Transform data into beautiful terminal charts. Simple, fast, and powerful.

Readme

chartscii-cli

chartscii data.csv -c auto

csv

Beautiful ASCII charts straight from your shell.

Pipe any data — numbers, CSV, JSON, du, git log, anything — and get a beautiful chart. Multiple chart types, no config files, no setup.

npm npm downloads license


What's new

  • Smart content parsing — auto-detects JSON, CSV, plain numbers, label+value pairs (in either order), size suffixes (K/M/G/T from du -sh), and numbers buried in strings ($1,500, Price: 99.99)
  • Auto width & height-w auto / -h auto snaps to your terminal dimensions; on horizontal charts, -w 80 produces output that actually fits in 80 columns (gutters and structure included)
  • Auto file detection — pass the path directly (chartscii data.csv), no --file flag needed
  • CLI-friendly color shorthand-c "red,green,blue" for per-series, -c "0:red,1:green" for status maps, -c "gradient(red,blue:vertical:reverse)" for gradients — all parsed from one flag
  • Type-aware defaults--sort defaults off and --height jumps to 10 for non-bar chart types, so -Y line / -Y candlestick / -Y status look right out of the box
  • Six chart types from one binarybar, line, step, scatter, candlestick, status — switch with -Y
  • Pipe-first design — works with du, git log, ps, find, wc, awk output, or anything else that emits text on stdout

Table of contents


Installation

npm install -g chartscii-cli

Then chartscii is on your $PATH. Don't want to install globally? Use npx chartscii.


Quick start

# from positional numbers
chartscii 10 20 30 40 50

# from a file (auto-detected)
chartscii data.csv
chartscii data.json

# from stdin
echo "1 2 3 4 5" | chartscii
seq 1 20 | chartscii

# from shell pipelines (sizes, columns, anything numeric)
du -sh * | chartscii -c auto

That's it — point any data source at chartscii and you get a chart.

json


Chart types

Switch the renderer with -Y / --type. Every type shares the core options (-w, -h, -t, -k, -c, -n, …) and adds its own knobs.

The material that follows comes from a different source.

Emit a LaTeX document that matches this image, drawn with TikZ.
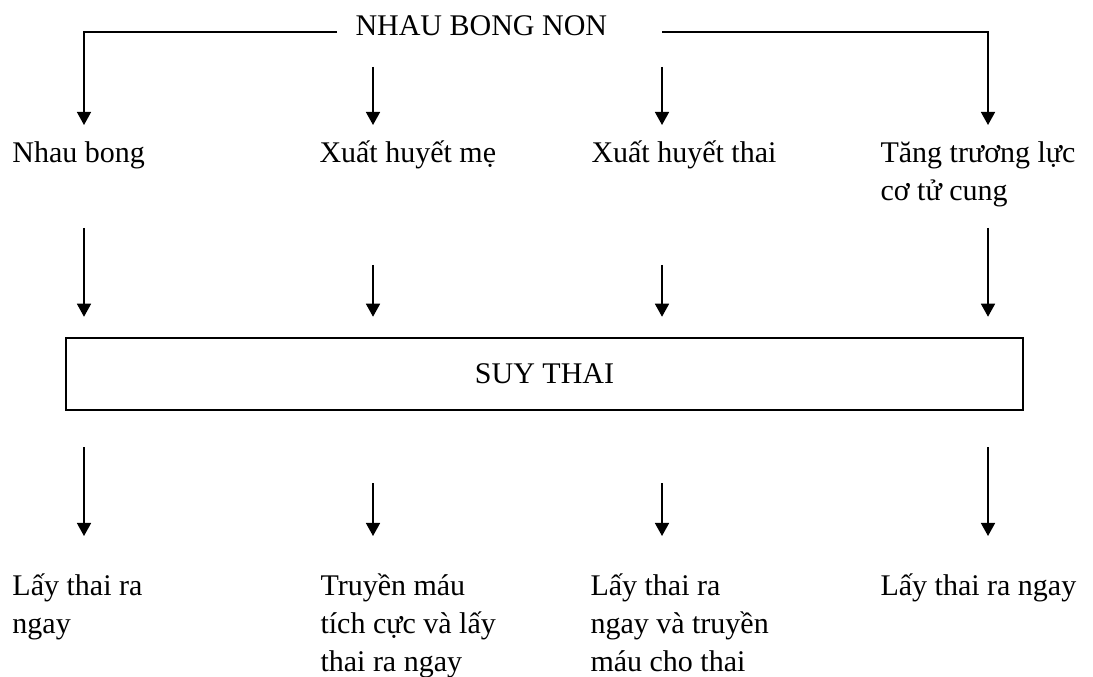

| Type | Best for | Key flags | |---|---|---| | bar (default) | rankings, totals, categorical comparisons | -o, -E, -I/-J/-K (stacked) | | line | trends over time, multi-series | -c "a,b,c" (per-series), -g | | step | piecewise-constant state | -N sharp/smooth, -O | | scatter | sparse points, distributions | -H, -C | | candlestick | OHLC market data | -c "bull,bear", -b | | status | dashboards, health grids | -c "key:color,...", -g |

Bar (default)

chartscii examples/example.json -k pastel

bar

Vertical orientation with a gradient fill:

seq 1 12 | chartscii -o vertical -c "gradient(cyan,purple)" -f "░" -G auto -w auto

vertical-gradient

Line

Smooth 45° polyline through your data. Single- or multi-series.

echo "20 35 28 50 65 45 70 60 85 75 90 80" | \
  chartscii -Y line -c "gradient(cyan,purple)" -t "Monthly Trend" -w 80

line

Multi-series — pipe a JSON InputData[][] (one inner array per data point, one entry per series) and split colors on commas. Add -g for a legend, -U to label the entries:

chartscii series.json -Y line \
  -c "red,green,blue" \
  -g -B top -M right -U Q1 Q2 Q3 \
  -w 100

line-multi

Step

Right-angle transitions for state that's piecewise-constant between samples. -N smooth rounds the corners with ╭╮╰╯.

echo "10 25 25 40 30 30 55 50 70 65" | \
  chartscii -Y step -N smooth -O -c "gradient(orange,pink)" -t "Step Smooth" -w 80

step

Scatter

Markers only — no connecting line. -c auto cycles the palette per point; -H overrides the marker char.

echo "12 45 28 65 30 80 55 22 70 90 35 50 60 18" | \
  chartscii -Y scatter -c auto -H "◈" -t "Distribution" -w 80

scatter

Candlestick

OHLC bars with bullish/bearish coloring. Each input point's value is [open, high, low, close] — feed them as a JSON array. -c "bull,bear" sets the two colors; doji (open == close) candles render as .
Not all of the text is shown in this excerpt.